J’aurais pu choisir un cliché en noir et blanc, pour que ce soit raccord aux quatre premières, mais je trouve cette photo tellement belle…

Et puis, elle n’est pas sur le même mur : le cadre dans lequel je l’ai mise est à angle droit des quatre premières.

L'artiste qui est sur cette photo joue visiblement dans un studio : derrière lui, on voit un mur jaune pâle et à sa droite, un mur blanc percé de trous, sans doute pour des raisons acoustiques. La couleur de sa peau, marron clair, contraste bien avec le mur jaune pâle du fond.

Il est vêtu d’un costume élégant ; pas un costume rayé cette fois, sans doute un costume noir, même s'il apparaît légèrement violet, à cause du spot qui est dirigé sur lui.

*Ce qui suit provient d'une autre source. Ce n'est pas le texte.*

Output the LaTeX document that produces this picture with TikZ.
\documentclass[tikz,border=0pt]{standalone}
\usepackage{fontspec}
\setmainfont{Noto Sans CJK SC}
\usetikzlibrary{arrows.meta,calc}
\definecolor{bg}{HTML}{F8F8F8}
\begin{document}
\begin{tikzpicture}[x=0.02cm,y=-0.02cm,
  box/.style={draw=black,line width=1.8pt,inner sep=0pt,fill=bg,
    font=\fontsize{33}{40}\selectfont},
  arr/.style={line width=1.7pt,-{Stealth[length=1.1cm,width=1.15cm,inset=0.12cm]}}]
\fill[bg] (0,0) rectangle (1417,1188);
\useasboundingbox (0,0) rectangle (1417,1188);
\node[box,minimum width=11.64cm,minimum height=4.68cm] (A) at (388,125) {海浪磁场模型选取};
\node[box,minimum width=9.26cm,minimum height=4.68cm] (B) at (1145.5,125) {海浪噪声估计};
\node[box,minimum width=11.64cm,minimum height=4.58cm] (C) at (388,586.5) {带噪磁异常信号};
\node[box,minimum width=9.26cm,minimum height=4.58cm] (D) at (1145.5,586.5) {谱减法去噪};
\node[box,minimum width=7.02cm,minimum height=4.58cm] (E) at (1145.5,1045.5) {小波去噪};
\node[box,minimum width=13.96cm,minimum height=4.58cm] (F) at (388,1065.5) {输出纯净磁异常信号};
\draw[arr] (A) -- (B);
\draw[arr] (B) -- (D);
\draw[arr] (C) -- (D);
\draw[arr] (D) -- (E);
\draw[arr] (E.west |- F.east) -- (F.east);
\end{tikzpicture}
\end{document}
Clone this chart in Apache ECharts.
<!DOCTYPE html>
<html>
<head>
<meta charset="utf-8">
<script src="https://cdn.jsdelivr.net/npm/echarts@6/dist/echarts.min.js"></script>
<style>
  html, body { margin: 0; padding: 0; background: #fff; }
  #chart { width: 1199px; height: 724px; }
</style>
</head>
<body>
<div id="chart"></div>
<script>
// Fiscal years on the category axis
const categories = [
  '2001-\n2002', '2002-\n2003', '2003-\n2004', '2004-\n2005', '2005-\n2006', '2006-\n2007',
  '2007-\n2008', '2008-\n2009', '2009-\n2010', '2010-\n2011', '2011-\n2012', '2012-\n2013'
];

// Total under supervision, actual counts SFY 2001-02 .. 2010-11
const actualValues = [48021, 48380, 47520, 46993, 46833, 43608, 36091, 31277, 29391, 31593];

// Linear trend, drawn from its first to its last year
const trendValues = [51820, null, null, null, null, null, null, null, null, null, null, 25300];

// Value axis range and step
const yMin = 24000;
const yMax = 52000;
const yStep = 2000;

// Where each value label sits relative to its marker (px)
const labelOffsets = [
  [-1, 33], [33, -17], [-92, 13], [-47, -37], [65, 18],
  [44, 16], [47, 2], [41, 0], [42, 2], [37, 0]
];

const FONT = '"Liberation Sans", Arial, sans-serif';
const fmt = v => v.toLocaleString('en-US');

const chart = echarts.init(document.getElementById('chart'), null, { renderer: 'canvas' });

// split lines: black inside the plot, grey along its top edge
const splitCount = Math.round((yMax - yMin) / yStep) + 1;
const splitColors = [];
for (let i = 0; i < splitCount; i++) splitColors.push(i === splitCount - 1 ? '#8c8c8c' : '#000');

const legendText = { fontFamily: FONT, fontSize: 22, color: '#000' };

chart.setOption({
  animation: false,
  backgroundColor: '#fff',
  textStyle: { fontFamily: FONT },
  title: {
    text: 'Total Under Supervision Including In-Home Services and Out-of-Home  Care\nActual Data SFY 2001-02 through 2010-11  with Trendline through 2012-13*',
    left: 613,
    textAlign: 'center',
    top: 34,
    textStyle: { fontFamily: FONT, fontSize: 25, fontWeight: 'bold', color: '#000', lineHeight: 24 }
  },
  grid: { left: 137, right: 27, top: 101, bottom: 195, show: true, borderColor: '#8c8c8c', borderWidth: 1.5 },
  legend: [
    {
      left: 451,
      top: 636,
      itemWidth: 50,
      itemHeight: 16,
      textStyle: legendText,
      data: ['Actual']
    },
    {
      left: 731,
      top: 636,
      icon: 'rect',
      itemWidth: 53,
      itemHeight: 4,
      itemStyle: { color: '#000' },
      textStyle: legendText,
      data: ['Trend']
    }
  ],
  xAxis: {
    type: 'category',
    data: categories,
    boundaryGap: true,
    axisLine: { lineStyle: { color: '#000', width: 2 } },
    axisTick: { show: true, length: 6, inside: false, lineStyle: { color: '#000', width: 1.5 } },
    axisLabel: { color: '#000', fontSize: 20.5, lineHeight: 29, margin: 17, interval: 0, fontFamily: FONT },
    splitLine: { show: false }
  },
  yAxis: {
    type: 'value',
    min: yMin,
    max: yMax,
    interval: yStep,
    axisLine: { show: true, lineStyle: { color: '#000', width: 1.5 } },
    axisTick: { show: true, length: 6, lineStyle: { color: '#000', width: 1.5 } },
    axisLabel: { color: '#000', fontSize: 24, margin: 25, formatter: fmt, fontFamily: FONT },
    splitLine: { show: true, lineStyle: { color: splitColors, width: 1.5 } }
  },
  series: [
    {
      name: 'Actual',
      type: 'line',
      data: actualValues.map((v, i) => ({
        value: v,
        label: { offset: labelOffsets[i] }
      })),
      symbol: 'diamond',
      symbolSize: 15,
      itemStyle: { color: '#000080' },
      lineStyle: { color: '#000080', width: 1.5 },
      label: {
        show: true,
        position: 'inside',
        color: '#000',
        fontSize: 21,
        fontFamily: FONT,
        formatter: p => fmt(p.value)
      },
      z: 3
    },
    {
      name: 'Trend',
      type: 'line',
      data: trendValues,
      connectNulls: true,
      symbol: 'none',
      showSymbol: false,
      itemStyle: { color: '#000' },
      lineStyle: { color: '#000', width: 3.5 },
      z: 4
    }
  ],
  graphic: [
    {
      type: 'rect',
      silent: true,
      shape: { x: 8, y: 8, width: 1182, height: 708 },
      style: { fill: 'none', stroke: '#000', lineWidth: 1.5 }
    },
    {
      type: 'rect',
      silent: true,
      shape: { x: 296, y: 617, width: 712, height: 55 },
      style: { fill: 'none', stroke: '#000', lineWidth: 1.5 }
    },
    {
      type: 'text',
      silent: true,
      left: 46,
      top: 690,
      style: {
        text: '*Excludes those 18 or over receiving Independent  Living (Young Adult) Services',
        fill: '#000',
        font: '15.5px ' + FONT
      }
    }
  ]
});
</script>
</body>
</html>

Chemise blanche, cravate bleue, il porte une guitare électrique en bandoulière – la bandoulière est bariolée, avec de jolies couleurs – une guitare Gibson, un modèle de guitare qu’utilisent généralement les jazzmen.

Sur la photo, il chante, peut-être un de ses tubes. Il chante en s’accompagnant à la guitare et il va sans doute nous faire également un petit solo d’harmonica, en continuant de s’accompagner.

Comment peut-il à la fois avoir une guitare entre les mains et un harmonica devant sa bouche ? Eh bien, grâce à un outil que l'on appelle un « teneur » - certains disent également « porte-harmonica » - comme Robert Johnson, Jimmy Reed, Bob Dylan… Un grand classique, le chanteur-guitariste qui joue quelques notes d’harmonica.

Sur le manche de sa guitare, il a fixé un « capodastre » en première case. Le capodastre, c’est un petit outil qui ressemble à une grosse pince à linge, qui permet de pincer les cordes entre ses mâchoires, afin de réduire la longueur des cordes. Cela a deux effets : monter le son de toutes les notes – pratique, quand on ne maîtrise pas tous ses accords, mais que l’on veut jouer dans une autre tonalité – et de rendre le jeu plus sec. Il est parfois intéressant de faire jouer deux guitares en même temps, l’une sans capo, l’autre avec un capo 5, par exemple, en demandant aux guitaristes de transposer leurs accords, car l’ensemble donne un son très intéressant : le côté sec et percussif d’une guitare, mêlé au jeu plus doux et plus fluide de la guitare sans capo.

Mais je m’éloigne, revenons à notre photo.

La guitare étant généralement accordée en mi mineur, avec un capo en première case, nous obtenons fa mineur. L’artiste joue donc vraisemblablement un morceau en fa. Peut-être a-t-il un harmonica en si bémol. Quand on joue un blues en fa, traditionnellement, on joue sur un harmonica en si bémol.

Difficile de voir quel est le modèle d'harmonica qu’il utilise. Peut-être un Marine Band de chez Hohner. Ce serait logique, après tout, qu’il utilisât un Marine Band, lui qui était un ancien docker, avant de devenir ouvrier de bâtiment.

Cet homme était marié : on le voit à l’alliance qu’il porte à l'annulaire gauche. Il a également une jolie montre. Une montre en or ? Peut-être… Pas sûr… Avec le reflet du spot, on ne voit pas bien.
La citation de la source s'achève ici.